Re:amaze vs Hiver
Side-by-side trajectory, velocity, and editorial themes.
Re:amaze is rebuilding its helpdesk around an AI agent — multi-channel rollout, smarter intent, sharper positioning.
Re:amaze launched its AI Agent in January, expanded it to email and SMS in April, and upgraded the underlying customer-intent detection a week earlier. Supporting content is making the explicit argument that AI should handle a growing share of ecom support volume.
The product is being repositioned from a multichannel ecom helpdesk into an AI-first support platform with humans on top. Each recent release tightens the AI Agent's reach (more channels) or accuracy (intent detection). Competitive content frames the choice as outgrowing legacy helpdesks rather than feature-matching them.
Expect the AI Agent to extend into voice or social DMs next, plus structured handoff rules between agent and human. A pricing-tier reshuffle tied to AI resolution volume looks likely, given how directly the marketing now anchors on AI deflection rate.
Hiver pivots from Gmail-only to AI-grounded omnichannel.
The recent feed shows two parallel pushes: an AI knowledge layer (Google Drive, Confluence, and Google Sheets becoming Ask-AI-queryable sources) and a channel-expansion push (Slack as a managed customer-service channel inside Hiver Omni, plus omnichannel search and automation primitives that work across email/chat/Slack).
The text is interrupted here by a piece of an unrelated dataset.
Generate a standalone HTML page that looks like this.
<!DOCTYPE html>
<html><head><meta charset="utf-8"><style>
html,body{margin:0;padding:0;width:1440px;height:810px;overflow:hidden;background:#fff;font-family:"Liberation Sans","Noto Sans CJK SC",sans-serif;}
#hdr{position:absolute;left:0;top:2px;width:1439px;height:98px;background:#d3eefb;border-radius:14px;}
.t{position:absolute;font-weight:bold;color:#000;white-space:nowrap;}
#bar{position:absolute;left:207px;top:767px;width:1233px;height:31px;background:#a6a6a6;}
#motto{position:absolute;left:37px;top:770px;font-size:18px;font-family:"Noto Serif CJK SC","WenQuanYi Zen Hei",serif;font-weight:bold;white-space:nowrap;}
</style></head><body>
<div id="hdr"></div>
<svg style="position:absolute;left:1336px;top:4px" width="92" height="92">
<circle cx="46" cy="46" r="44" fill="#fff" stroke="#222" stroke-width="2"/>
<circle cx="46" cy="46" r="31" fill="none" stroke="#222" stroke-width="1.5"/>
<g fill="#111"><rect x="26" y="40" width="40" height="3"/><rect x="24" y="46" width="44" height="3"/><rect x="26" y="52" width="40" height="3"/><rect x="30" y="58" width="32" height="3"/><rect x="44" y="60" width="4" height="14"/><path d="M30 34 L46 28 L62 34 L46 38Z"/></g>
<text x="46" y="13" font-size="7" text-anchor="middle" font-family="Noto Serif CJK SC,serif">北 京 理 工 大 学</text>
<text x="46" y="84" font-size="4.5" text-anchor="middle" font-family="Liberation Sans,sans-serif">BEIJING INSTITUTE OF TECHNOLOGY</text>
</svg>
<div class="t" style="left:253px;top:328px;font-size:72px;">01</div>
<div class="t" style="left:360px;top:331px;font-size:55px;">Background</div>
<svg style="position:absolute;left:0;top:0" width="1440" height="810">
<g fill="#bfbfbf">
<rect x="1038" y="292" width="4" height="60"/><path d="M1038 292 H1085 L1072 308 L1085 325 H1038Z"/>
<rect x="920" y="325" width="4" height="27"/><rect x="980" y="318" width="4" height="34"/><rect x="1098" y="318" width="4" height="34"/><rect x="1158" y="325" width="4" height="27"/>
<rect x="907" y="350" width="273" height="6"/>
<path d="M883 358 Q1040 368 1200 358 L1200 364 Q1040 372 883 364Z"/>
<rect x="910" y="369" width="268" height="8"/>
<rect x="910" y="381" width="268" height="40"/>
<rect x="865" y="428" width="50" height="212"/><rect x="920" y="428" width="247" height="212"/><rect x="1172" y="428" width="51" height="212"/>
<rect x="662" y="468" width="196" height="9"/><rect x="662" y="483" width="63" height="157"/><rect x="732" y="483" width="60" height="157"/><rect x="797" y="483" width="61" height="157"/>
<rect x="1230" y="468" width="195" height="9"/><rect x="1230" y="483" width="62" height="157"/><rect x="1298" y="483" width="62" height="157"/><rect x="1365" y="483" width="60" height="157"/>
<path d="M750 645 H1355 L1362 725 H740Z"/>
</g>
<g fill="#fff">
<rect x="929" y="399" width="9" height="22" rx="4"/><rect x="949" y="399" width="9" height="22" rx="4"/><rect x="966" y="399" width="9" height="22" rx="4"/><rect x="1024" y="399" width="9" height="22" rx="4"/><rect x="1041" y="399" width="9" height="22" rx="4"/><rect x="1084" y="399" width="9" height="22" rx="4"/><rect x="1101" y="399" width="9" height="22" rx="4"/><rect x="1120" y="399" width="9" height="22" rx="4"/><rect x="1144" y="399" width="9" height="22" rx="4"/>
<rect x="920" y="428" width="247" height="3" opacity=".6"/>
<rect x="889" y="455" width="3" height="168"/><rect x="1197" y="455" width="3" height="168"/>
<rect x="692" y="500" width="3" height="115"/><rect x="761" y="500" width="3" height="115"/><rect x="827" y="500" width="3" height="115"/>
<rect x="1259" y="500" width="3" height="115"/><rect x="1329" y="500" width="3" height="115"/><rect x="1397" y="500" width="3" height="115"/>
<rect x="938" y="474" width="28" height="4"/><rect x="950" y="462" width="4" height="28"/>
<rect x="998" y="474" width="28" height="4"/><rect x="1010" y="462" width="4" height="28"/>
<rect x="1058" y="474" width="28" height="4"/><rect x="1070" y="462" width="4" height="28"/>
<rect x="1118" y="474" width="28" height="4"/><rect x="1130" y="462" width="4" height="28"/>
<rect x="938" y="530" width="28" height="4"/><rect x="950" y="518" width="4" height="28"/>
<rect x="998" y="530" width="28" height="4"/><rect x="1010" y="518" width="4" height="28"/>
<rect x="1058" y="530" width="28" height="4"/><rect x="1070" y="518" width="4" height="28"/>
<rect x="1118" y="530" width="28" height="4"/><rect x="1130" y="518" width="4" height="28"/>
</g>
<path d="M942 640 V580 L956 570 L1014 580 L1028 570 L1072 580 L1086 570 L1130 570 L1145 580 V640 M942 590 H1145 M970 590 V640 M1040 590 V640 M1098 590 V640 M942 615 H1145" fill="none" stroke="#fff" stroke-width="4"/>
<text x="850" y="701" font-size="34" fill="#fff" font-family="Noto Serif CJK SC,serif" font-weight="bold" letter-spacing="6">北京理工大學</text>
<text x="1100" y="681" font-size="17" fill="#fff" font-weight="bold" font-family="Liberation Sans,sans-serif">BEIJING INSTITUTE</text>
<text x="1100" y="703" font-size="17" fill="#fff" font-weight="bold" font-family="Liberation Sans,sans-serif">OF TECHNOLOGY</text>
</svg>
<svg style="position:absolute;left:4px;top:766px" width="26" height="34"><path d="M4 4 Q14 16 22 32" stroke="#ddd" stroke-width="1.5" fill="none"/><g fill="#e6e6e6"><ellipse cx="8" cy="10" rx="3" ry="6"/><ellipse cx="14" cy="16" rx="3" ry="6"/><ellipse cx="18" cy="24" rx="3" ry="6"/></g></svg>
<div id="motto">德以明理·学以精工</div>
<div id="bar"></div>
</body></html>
Automation gets meaningful new building blocks too — API calls as actions, new triggers and conditions.
Hiver is repositioning from 'shared inboxes inside Gmail' to 'AI-grounded omnichannel customer service platform.' The Slack-as-channel and API-call automation moves directly compete with Front, Help Scout, and the lightweight tier of Zendesk. The AI knowledge-source work is laying the grounding layer that turns Hiver AI from a reply-suggester into something closer to a tier-1 agent.
Expect a Microsoft Teams channel addition, more knowledge-source connectors (Notion, SharePoint, Salesforce KB), and a packaged 'AI Agent' tier that bundles Ask AI + grounded sources + automation actions into something that resolves tickets autonomously. Pricing for AI usage is the next question — flat seats won't survive heavy Ask-AI workloads on customer data.